Of course, as proud Torontonians, we gushed about Kim’s Convenience and what a good job that show did to represent Toronto (not masquerading as NYC, for a change), Koreans, Canadians and immigrants in general. And most importantly, on national, mainstream network television. The reality is that while we are seeing more marginalized talent in films and TV, the playing field is not level. The abrupt cancellation of a brilliant show such as Patriot Act with Hasan Minhaj makes little sense, nor does the complete shut-out of Michaela Cole’s I May Destroy You from Golden Globes nominations. 

The diversity issue on screen and in workplaces

Hollywood and corporate workplaces alike have had a historic lack of diversity. For too long, the token actors of colour have been relegated to roles such as the awkward exchange student, the terrorist, the IT person or the blink-and-you-miss-it bit part. Thanks to the work of stars like Mindy Kaling, Issa Rae, Riz Ahmed and Kumail Nanjiani, to name just a few, we are finally seeing shows that feature BIPOC in leading roles and fully fleshed out characters.

As allies, we need to bring people from underrepresented communities out of the fringes. And as marginalized people, we need to build allyship with other marginalized communities so when one of us shines, it is a collective step forward for BIPOC.

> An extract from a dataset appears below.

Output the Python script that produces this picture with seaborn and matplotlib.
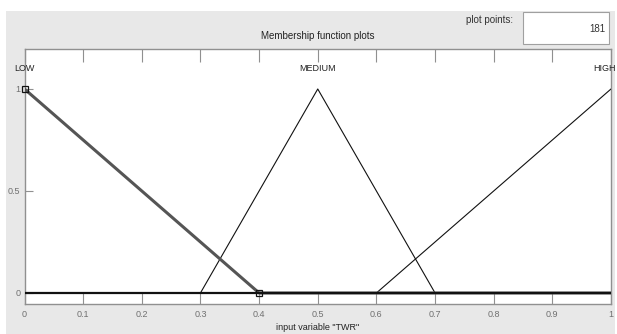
import matplotlib
matplotlib.use("Agg")
import matplotlib.pyplot as plt
from matplotlib.patches import Rectangle
import matplotlib.transforms as mtransforms
import seaborn as sns
import pandas as pd

# ---- data ----
low_x = [0.0, 0.4, 1.0]
low_y = [1.0, 0.0, 0.0]
medium_x = [0.0, 0.3, 0.5, 0.7, 1.0]
medium_y = [0.0, 0.0, 1.0, 0.0, 0.0]
high_x = [0.0, 0.6, 1.0]
high_y = [0.0, 0.0, 1.0]
mf_names = ["LOW", "MEDIUM", "HIGH"]
mf_peaks = [0.0, 0.5, 1.0]
x_ticks = [0, 0.1, 0.2, 0.3, 0.4, 0.5, 0.6, 0.7, 0.8, 0.9, 1]
x_tick_labels = ["0", "0.1", "0.2", "0.3", "0.4", "0.5", "0.6", "0.7", "0.8", "0.9", "1"]
y_ticks = [0, 0.5, 1]
y_tick_labels = ["0", "0.5", "1"]
plot_points = "181"

sns.set_style("white")
plt.rcParams["font.family"] = ["Liberation Sans Narrow", "Liberation Sans", "DejaVu Sans"]

W, H = 617, 334
fig = plt.figure(figsize=(W / 100, H / 100), dpi=100)
fig.patch.set_facecolor("white")

def fx(px):
    return px / W

def fy(py):
    return 1 - py / H

grey_bg = "#e8e8e8"
fig.add_artist(Rectangle((fx(6), 0), fx(615) - fx(6), fy(11), transform=fig.transFigure,
                         facecolor=grey_bg, edgecolor="none", zorder=-10))
# plot points box
fig.add_artist(Rectangle((fx(523), fy(44)), fx(609) - fx(523), fy(12) - fy(44),
                         transform=fig.transFigure, facecolor="white",
                         edgecolor="#a0a0a0", linewidth=0.8, zorder=-5))
fig.text(fx(605), fy(29), plot_points, ha="right", va="center", fontsize=7, color="#333333")
fig.text(fx(513), fy(20), "plot points:", ha="right", va="center", fontsize=7, color="#333333")
fig.text(fx(318), fy(36), "Membership function plots", ha="center", va="center",
         fontsize=7, color="#222222")

ax = fig.add_axes([fx(24.5), fy(304), fx(611) - fx(24.5), fy(49) - fy(304)])
ax.set_zorder(5)
ax.set_facecolor("white")

df_low = pd.DataFrame({"x": low_x, "y": low_y})
df_med = pd.DataFrame({"x": medium_x, "y": medium_y})
df_high = pd.DataFrame({"x": high_x, "y": high_y})

sns.lineplot(data=df_med, x="x", y="y", ax=ax, sort=False, color="#111111", linewidth=0.8,
             estimator=None, zorder=3)
sns.lineplot(data=df_high, x="x", y="y", ax=ax, sort=False, color="#111111", linewidth=0.8,
             estimator=None, zorder=3)
sns.lineplot(data=df_low, x="x", y="y", ax=ax, sort=False, color="#555555", linewidth=2.2,
             estimator=None, zorder=4)
ax.axhline(0, color="#111111", linewidth=1.6, zorder=5)
# selected-MF square markers
ax.plot([low_x[0], low_x[1]], [low_y[0], low_y[1]], linestyle="none", marker="s",
        markersize=4.5, markerfacecolor="none", markeredgecolor="#111111",
        markeredgewidth=0.9, zorder=6, clip_on=False)

for name, pk in zip(mf_names, mf_peaks):
    ha = "center"
    x = pk
    if pk >= 1.0:
        ha = "right"
        # nudge to end near the figure's right edge like the reference
        x = pk
        t = mtransforms.offset_copy(ax.transData, fig=fig, x=5, y=0, units="dots")
        ax.text(x, 1.1, name, ha=ha, va="center", fontsize=6.5, color="#222222",
                clip_on=False, transform=t)
        continue
    ax.text(x, 1.1, name, ha=ha, va="center", fontsize=6.5, color="#222222", clip_on=False)

ax.set_xlim(0, 1)
ax.set_ylim(-0.054, 1.196)
ax.set_xticks(x_ticks)
ax.set_xticklabels(x_tick_labels)
ax.set_yticks(y_ticks)
ax.set_yticklabels(y_tick_labels)
ax.set_xlabel('input variable "TWR"', fontsize=6.5, color="#222222", labelpad=3)
ax.set_ylabel("")
ax.tick_params(axis="x", direction="in", length=9, width=0.8, color="#909090",
               labelsize=6.5, labelcolor="#707070", top=True, bottom=True, pad=4)
ax.tick_params(axis="y", direction="in", length=6, width=0.8, color="#909090",
               labelsize=6.5, labelcolor="#707070", left=True, pad=3)
for s in ax.spines.values():
    s.set_color("#909090")
    s.set_linewidth(1.0)
    s.set_visible(True)

fig.savefig("out.png", dpi=100, facecolor=fig.get_facecolor())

And of course, we talked about cancel culture. 

While the concept of holding people accountable for their actions has some good, the immediate jump to negativity without the option for dialogue can do a lot of harm. We talked about reframing cancel culture as consequence culture, where organizations and people are accountable for their actions, without being cancelled altogether, immediately.

Since ABCDEI is all about learning and unlearning, this is how we have unpacked the concepts we shared in episode 4 into simple and actionable ideas:

  1. Paint the full picture. Whether on set or at work, give BIPOC space to be their full selves, so they don’t just check a box in a cast or workplace. The latter is tokenism. Being BIPOC or gay or in a wheelchair is only one aspect of someone’s identity. Do the work to complete the picture.
  2. Level the playing field. Marginalized talent often must work twice as hard for the same recognition that those with privilege receive. If you want to be an ally, sponsor those who haven’t had as much opportunity to have their moment. And advocate for equity so that the bar for participation can be scaled to accommodate and build up atypical talent. 
  3. Build allyship among the marginalized. BIPOC is not a monolith, just as LGBTQS2+ isn’t. As BIPOC, we  need to build community in the margins so we can lift each other up in the journey ahead to real change.

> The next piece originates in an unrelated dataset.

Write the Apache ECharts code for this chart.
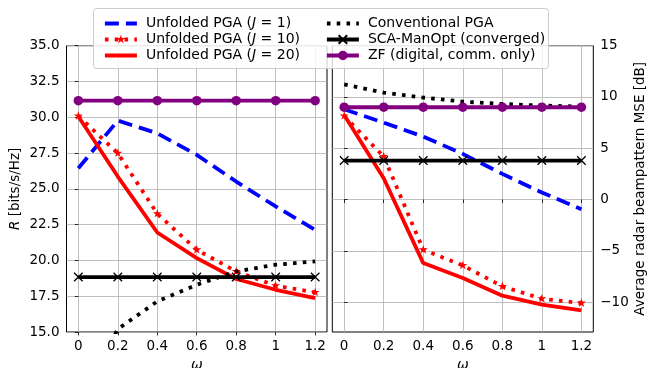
<!DOCTYPE html>
<html><head><meta charset="utf-8">
<script src="https://cdn.jsdelivr.net/npm/echarts@6/dist/echarts.min.js"></script>
<style>html,body{margin:0;padding:0;background:#fff}#c{width:649px;height:368px}</style>
</head><body><div id="c"></div>
<script>
const omega = [0, 0.2, 0.4, 0.6, 0.8, 1, 1.2];
const xTicks = [0, 0.2, 0.4, 0.6, 0.8, 1, 1.2];
const rateTicks = [15, 17.5, 20, 22.5, 25, 27.5, 30, 32.5, 35];
const mseTicks = [-10, -5, 0, 5, 10, 15];
const names = ['Unfolded PGA (J = 1)', 'Unfolded PGA (J = 10)', 'Unfolded PGA (J = 20)',
  'Conventional PGA', 'SCA-ManOpt (converged)', 'ZF (digital, comm. only)'];
// Achievable rate R [bits/s/Hz]
const rateJ1 = [26.44, 29.77, 28.88, 27.37, 25.51, 23.77, 22.14];
const rateJ10 = [30.09, 27.49, 23.26, 20.74, 19.23, 18.23, 17.77];
const rateJ20 = [30.05, 25.86, 21.95, 20.16, 18.7, 17.95, 17.37];
const rateConv = [10.0, 15.2, 17.14, 18.3, 19.23, 19.7, 19.93];
const rateSCA = [18.84, 18.84, 18.84, 18.84, 18.84, 18.84, 18.84];
const rateZF = [31.16, 31.16, 31.16, 31.16, 31.16, 31.16, 31.16];
// Average radar beampattern MSE [dB]
const mseJ1 = [8.8, 7.5, 6.14, 4.45, 2.5, 0.68, -0.94];
const mseJ10 = [8.15, 4.19, -4.9, -6.43, -8.47, -9.68, -10.1];
const mseJ20 = [8.25, 2.08, -6.2, -7.66, -9.38, -10.26, -10.8];
const mseConv = [11.23, 10.42, 9.94, 9.55, 9.32, 9.16, 9.06];
const mseSCA = [3.8, 3.8, 3.8, 3.8, 3.8, 3.8, 3.8];
const mseZF = [9.0, 9.0, 9.0, 9.0, 9.0, 9.0, 9.0];

const FONT = 'DejaVu Sans';
const FS = 13.5;
// marker shapes in a 0..100 box, padded so the legend (size 11.2) shows them at ~9.5px
const PAD = 'M-9,-9L-9,-9M109,109L109,109';
const STAR = 'path://' + PAD + 'M50,0L61.2,34.5L97.6,34.5L68.2,55.9L79.4,90.5L50,69.1L20.6,90.5L31.8,55.9L2.4,34.5L38.8,34.5Z';
const XMARK = 'path://' + PAD + 'M5,5L95,95M95,5L5,95';
const CIRC = 'path://' + PAD + 'M50,0A50,50 0 1,1 50,100A50,50 0 1,1 50,0Z';
const MS = 11.2;

const styles = [
  {color: '#0000ff', lineStyle: {width: 3.8, type: [14, 7], cap: 'butt'}, symbol: 'none'},
  {color: '#ff0000', lineStyle: {width: 3.8, type: [3.6, 6.2], cap: 'butt'}, symbol: STAR},
  {color: '#ff0000', lineStyle: {width: 3.8}, symbol: 'none'},
  {color: '#000000', lineStyle: {width: 3.8, type: [3.6, 6.2], cap: 'butt'}, symbol: 'none'},
  {color: '#000000', lineStyle: {width: 3.8}, symbol: XMARK, itemStyle: {color: '#000', borderColor: '#000', borderWidth: 1.3}},
  {color: '#800080', lineStyle: {width: 3.8}, symbol: CIRC}
];
const rateSets = [rateJ1, rateJ10, rateJ20, rateConv, rateSCA, rateZF];
const mseSets = [mseJ1, mseJ10, mseJ20, mseConv, mseSCA, mseZF];
const order = [3, 0, 1, 2, 4, 5];

const series = [];
[[rateSets, 0], [mseSets, 1]].forEach(([sets, gi]) => {
  order.forEach(k => {
    const s = styles[k];
    const noSym = s.symbol === 'none';
    series.push({
      type: 'line', name: names[k], xAxisIndex: gi, yAxisIndex: gi,
      data: omega.map((x, i) => [x, sets[k][i]]),
      symbol: noSym ? 'circle' : s.symbol, symbolSize: noSym ? 1 : MS, showSymbol: !noSym,
      lineStyle: Object.assign({color: s.color}, s.lineStyle),
      itemStyle: s.itemStyle || (noSym ? {color: s.color, opacity: 0} : {color: s.color}),
      color: s.color, clip: true, z: 2 + k, silent: true
    });
  });
});

const splitStyle = {show: true, lineStyle: {color: '#b0b0b0', width: 0.8}};
const tickStyle = {show: true, length: 3.5, lineStyle: {color: '#000', width: 0.8}};
const labelBase = {fontFamily: FONT, fontSize: FS, color: '#000'};

function xAxis(gi) {
  return {
    type: 'value', gridIndex: gi, min: -0.06, max: 1.26,
    name: 'ω', nameLocation: 'middle', nameGap: 26,
    nameTextStyle: {fontFamily: FONT, fontSize: 14, fontStyle: 'italic', color: '#000'},
    axisLine: {show: false},
    axisTick: Object.assign({customValues: xTicks}, tickStyle),
    axisLabel: Object.assign({customValues: xTicks, margin: 7, formatter: v => String(v)}, labelBase),
    splitLine: splitStyle
  };
}

const legendText = {
  fontFamily: FONT, fontSize: 14, color: '#000', lineHeight: 14, padding: [0, 0, 0, 4],
  rich: {i: {fontFamily: FONT, fontSize: 14, lineHeight: 14, fontStyle: 'italic', color: '#000'}}
};
const fmt = n => n.replace('(J', '({i|J}');
const gridBase = {top: 45.7, height: 286.3, show: true, borderColor: '#000', borderWidth: 1,
  backgroundColor: 'transparent', outerBoundsMode: 'none', containLabel: false};
const legendBase = {top: 11.5, orient: 'vertical', itemWidth: 32, itemHeight: 14, itemGap: 2,
  textStyle: legendText, formatter: fmt, selectedMode: false, z: 60,
  lineStyle: {width: 3.8}};

const option = {
  animation: false,
  backgroundColor: '#fff',
  grid: [
    Object.assign({left: 66.5, width: 260.5}, gridBase),
    Object.assign({left: 332.3, width: 261}, gridBase)
  ],
  xAxis: [xAxis(0), xAxis(1)],
  yAxis: [
    {
      type: 'value', gridIndex: 0, min: 15, max: 35, interval: 2.5, position: 'left',
      name: '{i|R} [bits/s/Hz]', nameLocation: 'middle', nameGap: 44, nameRotate: 90,
      nameTextStyle: {fontFamily: FONT, fontSize: FS, color: '#000',
        rich: {i: {fontFamily: FONT, fontSize: FS, fontStyle: 'italic', color: '#000'}}},
      axisLine: {show: false}, axisTick: tickStyle,
      axisLabel: Object.assign({margin: 7, formatter: v => v.toFixed(1)}, labelBase),
      splitLine: splitStyle
    },
    {
      type: 'value', gridIndex: 1, min: -12.92, max: 15, position: 'right',
      name: 'Average radar beampattern MSE [dB]', nameLocation: 'middle', nameGap: 40, nameRotate: 90,
      nameTextStyle: {fontFamily: FONT, fontSize: FS, color: '#000'},
      axisLine: {show: false},
      axisTick: Object.assign({customValues: mseTicks}, tickStyle),
      axisLabel: Object.assign({customValues: mseTicks, margin: 7, formatter: v => String(v).replace('-', '\u2212')}, labelBase),
      splitLine: splitStyle
    }
  ],
  legend: [
    Object.assign({left: 98, data: names.slice(0, 3)}, legendBase),
    Object.assign({left: 320, data: names.slice(3)}, legendBase)
  ],
  graphic: [{
    type: 'rect', z: 50, silent: true,
    shape: {x: 93.5, y: 8.5, width: 455, height: 60, r: 3},
    style: {fill: 'rgba(255,255,255,0.8)', stroke: '#cccccc', lineWidth: 1}
  }],
  series: series
};
const chart = echarts.init(document.getElementById('c'), null, {renderer: 'canvas'});
chart.setOption(option);
</script></body></html>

If you have found yourself wanting to unlearn but wondering where to even begin, or if you have a guest idea on the topic, get in touch. Drop us a line at hello@abcdei.ca.

Here in the fringes and the mainstream,

Rohini + Susan

Recollections may vary

Living in relative isolation over the past year has brought conversations around mental health into very sharp focus. Everyone’s experience has been a little different based on their circumstances, but moments of frustration, anxiety and deep sadness have been common. 

Mental health is often an overlooked or sometimes taboo topic among marginalized communities. In the struggle to compete for the same opportunities as those with privilege, there is a push to “shake it off” and just get on with it. Often – and we are both guilty of this – we can turn to humour to hide the pain we feel in situations that impact our mental health and confidence. Hannah Gadsby tackled this difficult topic so powerfully in her Netflix special, Nanette. If you haven’t watched it, please add it to your weekend essential-viewing list. 

What not to do

It is important to create space for people in your life to share their pain if they choose to do so. And when they do so, resist the urge to

1) swoop in with advice unless they ask for it,

2) compare it to something you know from your own experience,

3) minimize their pain, or

4) resort to platitudes like “call me any time.” 

Now that sounds like a long list of no-nos, so let’s get to what we can do. It might sound oversimplistic, but just ask how you can help. Shifting the “reach out if you need support” to “how can I support you right now?” 

Spilling the Royal tea

The world recently watched Meghan Markle’s brave account of her fragile mental health while she was carrying out her royal duties as the Duchess of Sussex, as told to Oprah Winfrey. For that to be minimized in a statement issued by Buckingham Palace that contained the painful phrase “recollections may vary” was a deep blow that was acutely felt by racialized communities. The statement effectively minimized Meghan’s pain and the validity of her account of why she and Prince Harry left the UK and gave up being working members of the Royal Family. 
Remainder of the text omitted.